Net Credit = ( 2 x 1.80) + 1.63 = $5.23

The regular short straddle can also be given a bullish inclination through writing more put options than call options, creating a Short Strip Straddle. Short Strip and Short Strap are the two variants of the Short straddle that options traders can use to introduce a bearish or bullish inclination.


When To Use Short Strap Straddle?

One should use a Short Strap Straddle when one speculates that a stock would go sideways but if it breaks out, it will most probably to downside.


How To Use Short Strap Straddle?

Sell to Open 2 x At The Money (ATM) Call Options and Sell to Open At The Money (ATM) Put options.

Short Strip Straddle Versus Regular Short Straddle Example

Assuming QQQQ trading at $43.00.

Short Strap Straddle

Sell To Open 2 contracts of Jan $43 Call at $1.80
Sell To Open 1 contracts of Jan $43 Put at $1.63.

Net Credit = ( 2 x 1.80) + 1.63 = $5.23


Trading Level Required For Short Strap Straddle

A Level 5 options trading account that allows the writing of naked options is needed for the Short Strap Straddle. Read more about Options Account Trading Levels.
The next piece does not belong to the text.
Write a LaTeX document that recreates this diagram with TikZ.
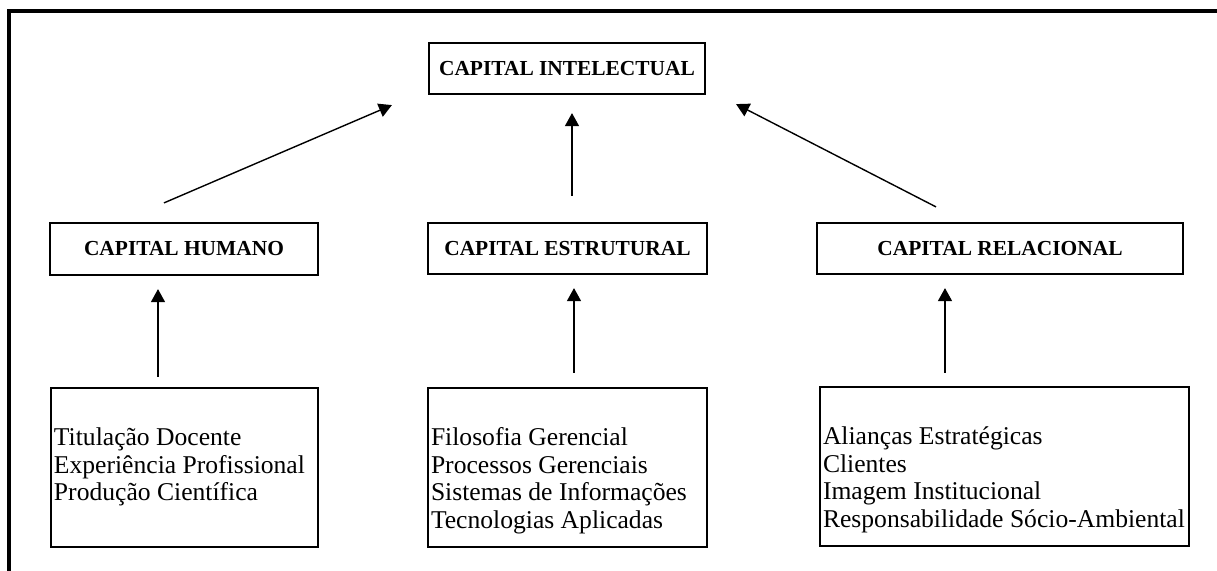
\documentclass[tikz,border=0pt]{standalone}
\usepackage{fontspec}
\setmainfont{Liberation Serif}
\usetikzlibrary{arrows.meta}
\newcommand{\itemlist}[2]{\parbox[c][79.5pt][t]{#1}{\fontsize{12.8}{13.75}\selectfont\leftskip=1.5pt\rule{0pt}{29pt}#2}}
\begin{document}
\begin{tikzpicture}[x=0.5pt,y=-0.5pt,
  head/.style={draw, line width=1.1pt, inner sep=0pt, font=\fontsize{10.7}{12}\selectfont\bfseries},
  list/.style={draw, line width=1.1pt, inner sep=0pt},
  arr/.style={line width=0.7pt, -{Triangle[length=6.5pt,width=7pt]}}]
\useasboundingbox (0,0) rectangle (1217,571);
\draw [line width=1.6pt] (1217,11) -- (9,11) -- (9,571);
\node [head, minimum width=138pt, minimum height=25.5pt] (ci) at (567,68.5) {CAPITAL INTELECTUAL};
\node [head, minimum width=134pt, minimum height=26pt] (hum) at (184,249) {CAPITAL HUMANO};
\node [head, minimum width=139.5pt, minimum height=25.5pt] (est) at (567.5,248.5) {CAPITAL ESTRUTURAL};
\node [head, minimum width=183pt, minimum height=25.5pt] (rel) at (1000,248.5) {CAPITAL RELACIONAL};
\node [list] (hlist) at (184.5,467.5) {\itemlist{133.5pt}{Titulação Docente\\Experiência Profissional\\Produção Científica}};
\node [list] (elist) at (567.5,467.5) {\itemlist{139.5pt}{Filosofia Gerencial\\Processos Gerenciais\\Sistemas de Informações\\Tecnologias Aplicadas}};
\node [list] (rlist) at (1004.5,466.5) {\itemlist{184.5pt}{Alianças Estratégicas\\Clientes\\Imagem Institucional\\Responsabilidade Sócio-Ambiental}};
\draw [arr] ([xshift=-10pt,yshift=9.5pt]hum.north) -- ([xshift=-18pt,yshift=-5pt]ci.south west);
\draw [arr] ([xshift=2.25pt,yshift=13pt]est.north) -- ([xshift=2.5pt,yshift=-9pt]ci.south);
\draw [arr] ([xshift=-32pt,yshift=7.5pt]rel.north) -- ([xshift=15pt,yshift=-4.5pt]ci.south east);
\draw [arr] ([xshift=-13.25pt,yshift=5pt]hlist.north) -- ([xshift=-13pt,yshift=-6.5pt]hum.south);
\draw [arr] ([xshift=3.25pt,yshift=7pt]elist.north) -- ([xshift=3.25pt,yshift=-6.5pt]est.south);
\draw [arr] ([xshift=-29.75pt,yshift=6.5pt]rlist.north) -- ([xshift=-27.5pt,yshift=-6.5pt]rel.south);
\end{tikzpicture}
\end{document}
Profit Potential of Short Strap Straddle :

Short Strap Straddles make their maximum profit when the stock closes at the strike price of the options upon expiration.


Profit Calculation of Short Strap Straddle:

Maximum Profit = Net Credit

Maximum Loss = Unlimited as long as the stock keep rising or falling.

From the above example :

Maximum Profit = $5.23


Risk / Reward of Short Strap Straddle:

Upside Maximum Profit: Limited

Maximum Loss: Unlimited


Breakeven Points of Short Strap Straddle:

A Short Strap Straddle makes a profit if the stock stays between its upper breakeven point and lower breakeven point.

Upper Breakeven Point = Strike price + (net credit/[number of call options/number of put options])

Lower Breakeven Point = Strike price - net credit

From the above example :

Upper Breakeven Point: 43 + (5.23/[2/1]) = 43 + 2.615 = $45.61

Lower Breakeven Point: 43 - 5.23 = $37.77

You would notice at this point that a Short Strip Straddle has a closer upper breakeven point than its lower breakeven point. This is the effect of writing more call options than put options. This allows the Short Strap Straddle to remain in profit longer if the stock go down, hence giving it a bearish inclination.


Advantages Of Short Strap Straddle:

  • Higher profit than a regular short straddle.

  • Farther lower breakeven point.


    Disadvantages Of Short Strap Straddle:

  • Higher margin requirement than a regular short straddle since more options are written.

  • Higher maximum loss than a regular short straddle.